When I raided in Cata, I had a 10 man team. The aim of the team was to have only 10 people, and the same 10 people show up every raid. Loot rules were even simpler: Don’t be a dick. I had this elaborate system where if it was an up for you say so. If more than one person, you roll. Winner gets the loot, and next time they come up against a person, they pass.

It would have been perfect for us had we always had 10 members. Unfortunately we had some subs. One night we killed I don’t remember the bosses name, and a druid / hunter stat stick dropped. We had a regular hunter, Larada, and a pug Mashkana [sic?]. They rolled, and the alt won. Larada was disappointed, but he understood that he had equal chances and we wouldn’t have gotten the kill without Mash there, so it is what it is, and we moved on. Next Agi item that dropped in the instance, we asked Mash to not roll, and he didn’t. Life moved on.

Another week we actually had Shawn tank with us. First boss in another raid instance and a tanking trinket drops. I knew from previous discussions that Shawn was having trouble getting trinket drops, and our regular tank present got a different tanking drop last week on the last boss. I asked if he could pass, which he did, and Shawn got the trinket. Again, without both of them, we wouldn’t have been able to kill the boss. Since our typical tank got a drop previously, and Shawn hadn’t (even though he wasn’t a regular part of our team), we helped Shawn out. Later on, another tank piece dropped. I asked Shawn if he minded if I gave it to the other tank uncontested, and there was no resistance.

I’m not going to say this system will work out for you. Shawn will say you need to know the people in real life, so that there is an aspect of social ramification for your actions. I disagree and say it takes like minded people who understand that the loot is an means to the end, which is killing the bosses.

Pick whichever system you like best. I’ve seen DKP, SuicideKing [I think it’s called], open rolls, fixed price DKP with a monthly depreciation based off of a % of the total pool, etc. They can all work.

What you need is:

1 - A system that is easy for you to implement and explain

  • If you cannot track it effectively or explain it to new people where they are left wondering if they will ever get loot, it will fail

2 - Consistency

-Nothing is going to piss off people more than if you are inconsistent about how you view things. If in one instance two people have the same DKP and you make them roll for tie break, and another time you say “person x has been here longer, they win by default”, you will have a riot. The second one is valid, as long as people know up front. I left a Rift guild because we were doing a guild raid, and someone won the open roll for a weapon. The raid leader changed their mind and gave it to someone else because the person was on his alt. That kind of mentality change as soon as loot drops is utter bullshit.

3 - Transparency

Be open in your rules, why you have them, etc. The other 24/19/whatever characters are all people, and they will treat you a lot better if you’re open about decisions. Take their input and apply it if it makes sense, too. That’s how you build a better team, by having people invest mentally into it.

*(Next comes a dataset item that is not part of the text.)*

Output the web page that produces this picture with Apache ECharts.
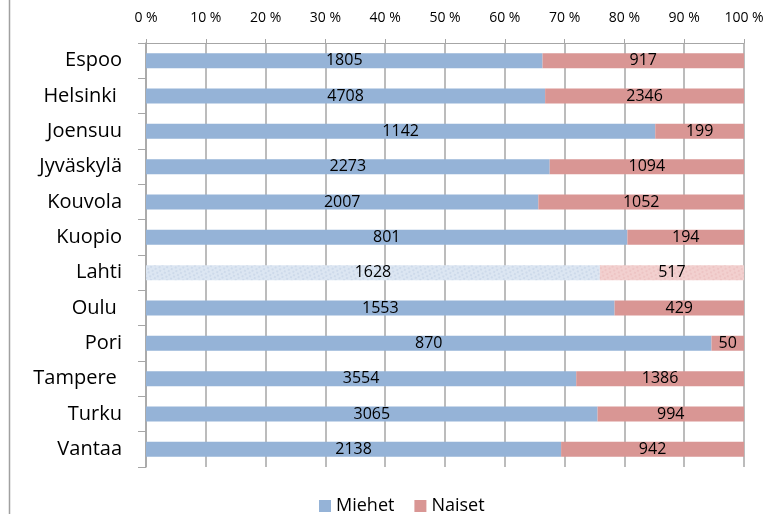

Hope this helps, even though it doesn’t give you any definitive answers.

Thanks for the reply Cheeseus.

I agree on your main standpoints you take. New members MUST be able to understand the loot system. If they cant, they will just get confused and most likely more mad at the system when they don’t win pieces simply because they don’t understand it.

I’ve also been a long believer of no double standards. They’re quite dick moves when they happen in the moment. I’ve never been fortunate when it comes to trinket drops (hell there’s a trinket off a boss in siege of orgrimmar I’m still hunting for since September and still haven’t gotten it.). I raided with a 10man team in firelands (was the main team of the last guild I was in). We killed rag for the 2nd time. Matrix re stabilizer dropped. Other hunter gets it. Ok no big deal I’ll get the next one as I was the only other agi dps on the grp. 2 months later a 2nd one drops, and the raid leader, who was currently resto and hadn’t played bear in 6+ months goes “OH I NEED THAT FOR MY SECOND MAIN SPEC,” and takes it without even offering me the option to roll. I…was…LIVID. people ask me why didn’t I leave the guild over that. Well I tend not to react on kneejerk emotions like that, despite how much of a dick move it was. But yeah, after that, I will never pull double standards on a raider over loot.

Transparency I also agree is crucial. July 1st I’m having a general guild meeting to discuss all this stuff and the direction the guild wants to take in warlords. I want to get everyone opinion on the matters at hand. I came here though because you guys over the years have seen some shit, and I’d like to avoid the process of reinventing the wheel and instead try and get good advice I can take to my guild and share with them at the meeting.

One of the hardest things to do as a guild leader, imho. It’s far easier to set standards than it is to live up to them. This is one of those things you have to work on every day.

Tell me about it. One thing I have to be careful about is well…my girlfriend. Yes, my girlfriend plays/raids with my team and I’m the guildmaster. Immediately to the common person that’d SCREAM favoritism. I keep myself as unbiased as i possibly can be. She has never gotten loot favoritism from me, as that would be an atrocious abuse of power. She is a guild officer (guild bank manager), but she does her job well. Our guild bank is by far the most organized and cleanest guild bank I’ve ever seen. And she does a good job of ensuring that people keep it stocked. Has she gotten angry at me in the past because I didn’t take her side on a guild issue because I know what’s better for the guild than she does (She’s a lot newer to the game and hasn’t seen near as much shit in the game as I have.)? Of course, and I just take the hits from that and move on. It doesn’t really happen too much anymore, which is good. I’m just hoping it stays that way. Outside of the game, our relationship is very healthy. We try and keep IRL and the game as separate as possible.

Now, I’m not going to tell you how to run your life, but I’m just going to leave this here and walk away.

Oh god. I ran into a pair of orcs in one of the farmhouses in durotar doing the same thing when I was around lvl 12 when I first started playing. Quite hilarious indeed lol.

…all the evidence you need to never use Loot Council.